Using the entries shown below, output the line containing "What Plotly.js code", the line containing "var yTickText = ['-2.5', '-2.0', '-1.5', '-1.0', '-0.5'];", and every line between them, exactly. Pictures are omitted.

• • • •

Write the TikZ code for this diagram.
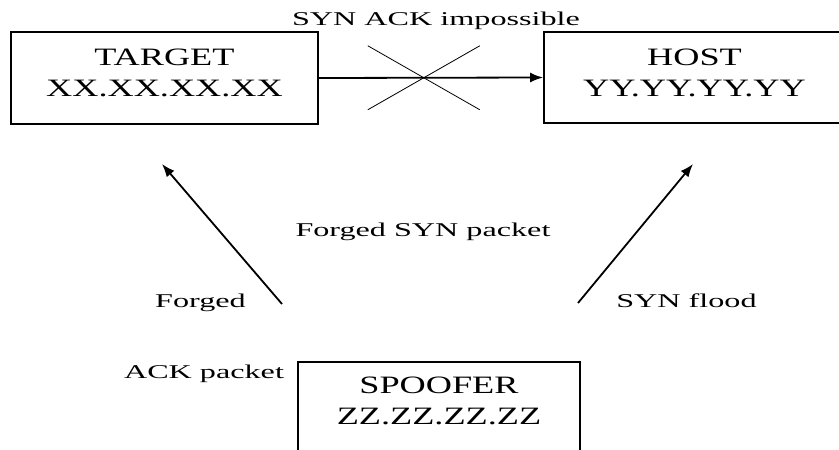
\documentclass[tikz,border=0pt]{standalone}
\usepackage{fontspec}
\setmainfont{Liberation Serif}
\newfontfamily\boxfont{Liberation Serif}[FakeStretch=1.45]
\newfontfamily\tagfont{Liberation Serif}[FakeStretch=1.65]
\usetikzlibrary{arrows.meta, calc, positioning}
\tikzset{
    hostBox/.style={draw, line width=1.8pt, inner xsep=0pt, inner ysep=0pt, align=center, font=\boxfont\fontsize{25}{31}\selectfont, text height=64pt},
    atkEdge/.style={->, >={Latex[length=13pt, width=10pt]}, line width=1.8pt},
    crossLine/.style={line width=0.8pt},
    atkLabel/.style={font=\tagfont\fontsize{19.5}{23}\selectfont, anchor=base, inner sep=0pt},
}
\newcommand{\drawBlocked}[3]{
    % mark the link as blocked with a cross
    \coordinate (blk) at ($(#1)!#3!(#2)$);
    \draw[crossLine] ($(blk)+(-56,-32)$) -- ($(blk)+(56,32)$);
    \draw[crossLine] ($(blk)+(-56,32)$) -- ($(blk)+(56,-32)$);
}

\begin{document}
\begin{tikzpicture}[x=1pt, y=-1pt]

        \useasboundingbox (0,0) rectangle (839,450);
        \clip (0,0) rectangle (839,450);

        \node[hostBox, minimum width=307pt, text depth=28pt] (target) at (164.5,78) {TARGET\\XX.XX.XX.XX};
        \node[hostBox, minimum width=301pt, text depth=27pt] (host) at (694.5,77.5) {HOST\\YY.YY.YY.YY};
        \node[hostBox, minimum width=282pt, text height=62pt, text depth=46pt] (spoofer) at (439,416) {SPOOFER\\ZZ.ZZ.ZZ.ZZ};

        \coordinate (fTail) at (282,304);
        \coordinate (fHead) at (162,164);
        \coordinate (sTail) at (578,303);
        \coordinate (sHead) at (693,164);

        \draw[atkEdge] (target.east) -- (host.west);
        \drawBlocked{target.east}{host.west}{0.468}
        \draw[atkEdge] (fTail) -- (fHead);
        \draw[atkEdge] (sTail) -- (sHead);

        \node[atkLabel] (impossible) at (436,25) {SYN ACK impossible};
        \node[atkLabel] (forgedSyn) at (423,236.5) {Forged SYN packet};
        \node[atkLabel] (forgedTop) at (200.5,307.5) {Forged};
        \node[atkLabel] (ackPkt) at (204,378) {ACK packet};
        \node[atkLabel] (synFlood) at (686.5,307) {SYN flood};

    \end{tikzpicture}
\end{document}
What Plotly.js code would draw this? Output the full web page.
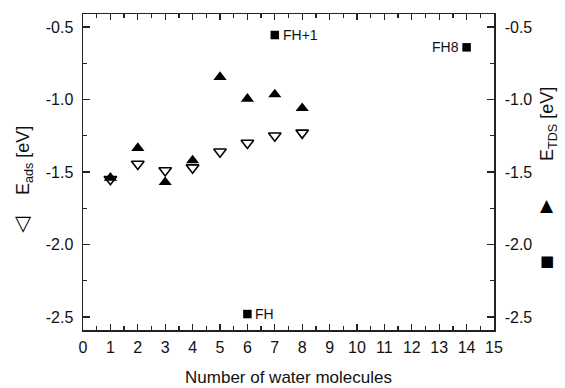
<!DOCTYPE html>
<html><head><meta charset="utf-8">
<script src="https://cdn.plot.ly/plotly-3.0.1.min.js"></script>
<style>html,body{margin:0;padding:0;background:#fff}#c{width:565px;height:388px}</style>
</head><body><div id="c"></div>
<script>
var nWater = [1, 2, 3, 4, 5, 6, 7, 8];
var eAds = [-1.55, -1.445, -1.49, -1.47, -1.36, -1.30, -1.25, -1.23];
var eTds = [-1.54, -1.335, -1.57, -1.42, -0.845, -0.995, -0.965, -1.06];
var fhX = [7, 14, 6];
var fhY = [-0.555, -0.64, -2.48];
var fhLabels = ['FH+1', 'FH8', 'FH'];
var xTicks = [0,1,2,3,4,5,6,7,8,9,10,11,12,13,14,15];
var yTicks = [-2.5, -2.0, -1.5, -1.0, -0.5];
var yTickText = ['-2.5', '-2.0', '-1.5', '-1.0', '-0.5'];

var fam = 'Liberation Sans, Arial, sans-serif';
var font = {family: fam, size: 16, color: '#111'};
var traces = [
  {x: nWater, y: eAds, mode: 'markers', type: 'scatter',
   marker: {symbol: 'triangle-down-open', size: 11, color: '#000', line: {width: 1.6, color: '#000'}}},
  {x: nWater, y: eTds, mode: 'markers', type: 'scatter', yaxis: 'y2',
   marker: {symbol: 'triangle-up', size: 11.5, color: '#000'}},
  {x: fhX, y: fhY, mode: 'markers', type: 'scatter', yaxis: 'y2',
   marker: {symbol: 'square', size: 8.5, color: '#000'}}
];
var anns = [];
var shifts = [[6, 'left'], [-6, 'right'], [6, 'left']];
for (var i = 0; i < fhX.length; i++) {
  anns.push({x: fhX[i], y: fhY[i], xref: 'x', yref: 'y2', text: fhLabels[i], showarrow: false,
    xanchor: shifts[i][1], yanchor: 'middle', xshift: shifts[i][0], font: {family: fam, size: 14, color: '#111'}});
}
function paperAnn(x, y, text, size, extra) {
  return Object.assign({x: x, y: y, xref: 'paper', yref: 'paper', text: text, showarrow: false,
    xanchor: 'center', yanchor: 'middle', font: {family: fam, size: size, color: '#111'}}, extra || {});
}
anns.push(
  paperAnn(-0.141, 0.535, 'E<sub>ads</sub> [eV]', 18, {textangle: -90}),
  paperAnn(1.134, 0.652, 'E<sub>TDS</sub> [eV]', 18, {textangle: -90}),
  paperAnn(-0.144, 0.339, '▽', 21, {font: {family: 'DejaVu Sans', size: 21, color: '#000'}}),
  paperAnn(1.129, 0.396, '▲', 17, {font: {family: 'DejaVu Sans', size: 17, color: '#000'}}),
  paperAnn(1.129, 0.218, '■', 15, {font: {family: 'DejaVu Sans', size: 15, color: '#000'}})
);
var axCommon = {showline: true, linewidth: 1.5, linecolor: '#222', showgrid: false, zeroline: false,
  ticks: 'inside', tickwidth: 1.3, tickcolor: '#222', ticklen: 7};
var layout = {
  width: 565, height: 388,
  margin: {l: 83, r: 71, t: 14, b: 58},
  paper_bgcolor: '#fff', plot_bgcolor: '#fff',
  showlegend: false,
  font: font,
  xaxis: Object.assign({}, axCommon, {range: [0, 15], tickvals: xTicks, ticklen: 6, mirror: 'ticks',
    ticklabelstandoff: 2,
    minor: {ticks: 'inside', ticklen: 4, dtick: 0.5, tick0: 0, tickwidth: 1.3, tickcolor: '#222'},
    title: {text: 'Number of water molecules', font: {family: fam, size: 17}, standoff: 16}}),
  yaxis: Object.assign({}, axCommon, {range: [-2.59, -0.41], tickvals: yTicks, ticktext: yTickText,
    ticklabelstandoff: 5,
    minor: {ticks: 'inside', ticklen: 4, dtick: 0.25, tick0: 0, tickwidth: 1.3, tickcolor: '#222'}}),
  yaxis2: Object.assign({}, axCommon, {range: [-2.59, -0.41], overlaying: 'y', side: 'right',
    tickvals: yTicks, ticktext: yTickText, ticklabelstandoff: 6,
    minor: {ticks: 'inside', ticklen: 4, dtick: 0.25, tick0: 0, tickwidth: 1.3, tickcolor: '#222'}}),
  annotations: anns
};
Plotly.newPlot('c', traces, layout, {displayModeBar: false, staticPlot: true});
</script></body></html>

• • • •

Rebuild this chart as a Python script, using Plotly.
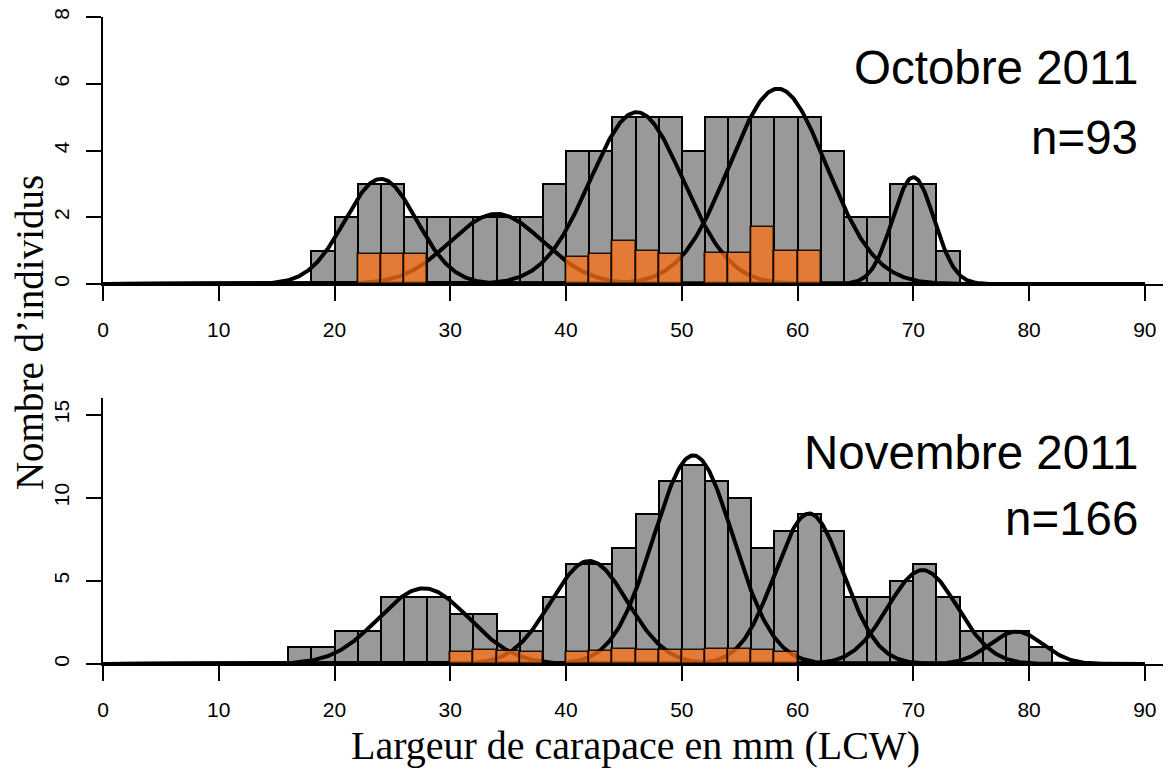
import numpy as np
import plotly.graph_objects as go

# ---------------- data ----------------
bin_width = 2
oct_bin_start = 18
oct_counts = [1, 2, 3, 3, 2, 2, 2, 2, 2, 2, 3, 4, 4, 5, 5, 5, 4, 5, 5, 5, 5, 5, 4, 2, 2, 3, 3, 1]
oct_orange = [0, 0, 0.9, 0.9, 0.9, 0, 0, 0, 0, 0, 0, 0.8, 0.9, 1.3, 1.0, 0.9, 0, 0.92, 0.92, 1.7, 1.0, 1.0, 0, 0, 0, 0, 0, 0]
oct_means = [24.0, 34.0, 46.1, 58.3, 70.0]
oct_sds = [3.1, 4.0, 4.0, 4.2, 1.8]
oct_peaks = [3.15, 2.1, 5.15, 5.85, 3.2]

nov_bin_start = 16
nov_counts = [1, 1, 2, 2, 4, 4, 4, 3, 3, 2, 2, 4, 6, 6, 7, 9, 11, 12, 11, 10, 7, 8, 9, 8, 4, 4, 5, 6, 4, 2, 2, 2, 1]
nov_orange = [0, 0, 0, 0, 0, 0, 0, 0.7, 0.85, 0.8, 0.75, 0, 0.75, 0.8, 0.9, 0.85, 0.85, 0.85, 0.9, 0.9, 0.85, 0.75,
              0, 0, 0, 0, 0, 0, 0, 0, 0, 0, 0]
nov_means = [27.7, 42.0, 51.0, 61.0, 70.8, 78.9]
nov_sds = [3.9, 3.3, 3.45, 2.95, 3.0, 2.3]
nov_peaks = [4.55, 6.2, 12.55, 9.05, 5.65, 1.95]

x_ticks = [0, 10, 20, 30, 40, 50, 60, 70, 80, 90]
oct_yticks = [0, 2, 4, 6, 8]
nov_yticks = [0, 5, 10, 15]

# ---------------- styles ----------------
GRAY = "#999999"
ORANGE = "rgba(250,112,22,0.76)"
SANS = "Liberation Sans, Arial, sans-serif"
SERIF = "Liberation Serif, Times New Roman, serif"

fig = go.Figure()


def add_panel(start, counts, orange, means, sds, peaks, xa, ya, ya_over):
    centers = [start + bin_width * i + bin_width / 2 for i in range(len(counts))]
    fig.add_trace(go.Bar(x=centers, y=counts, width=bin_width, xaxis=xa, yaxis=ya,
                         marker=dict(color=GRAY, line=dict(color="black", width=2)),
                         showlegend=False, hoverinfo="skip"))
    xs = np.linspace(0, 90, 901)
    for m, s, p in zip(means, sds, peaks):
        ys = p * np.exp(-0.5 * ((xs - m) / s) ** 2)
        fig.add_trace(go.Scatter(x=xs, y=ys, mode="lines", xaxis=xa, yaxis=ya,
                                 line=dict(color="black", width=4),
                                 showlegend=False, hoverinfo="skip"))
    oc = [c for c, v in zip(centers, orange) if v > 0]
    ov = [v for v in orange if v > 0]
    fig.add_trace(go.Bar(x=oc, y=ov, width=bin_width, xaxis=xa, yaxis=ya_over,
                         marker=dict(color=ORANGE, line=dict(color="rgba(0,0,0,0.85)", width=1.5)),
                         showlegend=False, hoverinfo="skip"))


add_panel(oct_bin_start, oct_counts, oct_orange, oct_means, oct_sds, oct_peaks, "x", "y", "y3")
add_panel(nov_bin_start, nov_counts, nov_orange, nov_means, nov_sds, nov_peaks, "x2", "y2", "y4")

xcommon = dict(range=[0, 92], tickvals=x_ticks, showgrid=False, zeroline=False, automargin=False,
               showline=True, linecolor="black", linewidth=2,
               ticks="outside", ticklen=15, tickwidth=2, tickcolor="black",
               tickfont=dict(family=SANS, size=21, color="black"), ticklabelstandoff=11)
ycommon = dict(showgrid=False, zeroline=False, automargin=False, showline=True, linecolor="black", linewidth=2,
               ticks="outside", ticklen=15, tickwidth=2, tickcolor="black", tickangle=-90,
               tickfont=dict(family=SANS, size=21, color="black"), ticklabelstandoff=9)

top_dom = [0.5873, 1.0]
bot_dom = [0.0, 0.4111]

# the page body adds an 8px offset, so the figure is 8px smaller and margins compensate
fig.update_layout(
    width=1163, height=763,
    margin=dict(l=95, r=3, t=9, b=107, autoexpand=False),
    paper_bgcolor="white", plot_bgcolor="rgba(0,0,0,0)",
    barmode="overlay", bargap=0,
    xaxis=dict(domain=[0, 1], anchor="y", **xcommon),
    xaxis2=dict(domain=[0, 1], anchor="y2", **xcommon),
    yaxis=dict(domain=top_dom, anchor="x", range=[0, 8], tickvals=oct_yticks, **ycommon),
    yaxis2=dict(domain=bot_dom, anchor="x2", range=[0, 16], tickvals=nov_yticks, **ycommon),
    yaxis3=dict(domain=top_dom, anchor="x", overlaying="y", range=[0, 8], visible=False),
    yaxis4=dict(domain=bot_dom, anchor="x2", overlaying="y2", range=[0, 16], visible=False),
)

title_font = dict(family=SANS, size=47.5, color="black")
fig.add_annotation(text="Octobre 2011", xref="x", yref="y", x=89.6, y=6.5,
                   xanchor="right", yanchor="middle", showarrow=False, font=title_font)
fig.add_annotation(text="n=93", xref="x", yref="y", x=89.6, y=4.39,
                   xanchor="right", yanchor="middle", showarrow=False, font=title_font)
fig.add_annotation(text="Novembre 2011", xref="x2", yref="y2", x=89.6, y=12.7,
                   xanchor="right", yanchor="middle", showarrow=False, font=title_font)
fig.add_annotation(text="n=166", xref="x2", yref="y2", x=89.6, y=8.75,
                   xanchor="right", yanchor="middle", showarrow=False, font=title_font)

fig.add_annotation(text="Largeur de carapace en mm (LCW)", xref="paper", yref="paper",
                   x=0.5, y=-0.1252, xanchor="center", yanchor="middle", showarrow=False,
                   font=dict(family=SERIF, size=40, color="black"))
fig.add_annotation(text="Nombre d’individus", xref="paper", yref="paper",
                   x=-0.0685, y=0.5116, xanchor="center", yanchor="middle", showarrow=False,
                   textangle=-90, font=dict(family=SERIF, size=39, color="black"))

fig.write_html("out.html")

• • • •

• [Written solution]
What Plotly.js code would draw this? Output the full web page.
<!DOCTYPE html>
<html><head><meta charset="utf-8">
<script src="https://cdn.plot.ly/plotly-3.0.1.min.js"></script>
<style>html,body{margin:0;padding:0;background:#fff}#c{width:565px;height:388px}</style>
</head><body><div id="c"></div>
<script>
var nWater = [1, 2, 3, 4, 5, 6, 7, 8];
var eAds = [-1.55, -1.445, -1.49, -1.47, -1.36, -1.30, -1.25, -1.23];
var eTds = [-1.54, -1.335, -1.57, -1.42, -0.845, -0.995, -0.965, -1.06];
var fhX = [7, 14, 6];
var fhY = [-0.555, -0.64, -2.48];
var fhLabels = ['FH+1', 'FH8', 'FH'];
var xTicks = [0,1,2,3,4,5,6,7,8,9,10,11,12,13,14,15];
var yTicks = [-2.5, -2.0, -1.5, -1.0, -0.5];
var yTickText = ['-2.5', '-2.0', '-1.5', '-1.0', '-0.5'];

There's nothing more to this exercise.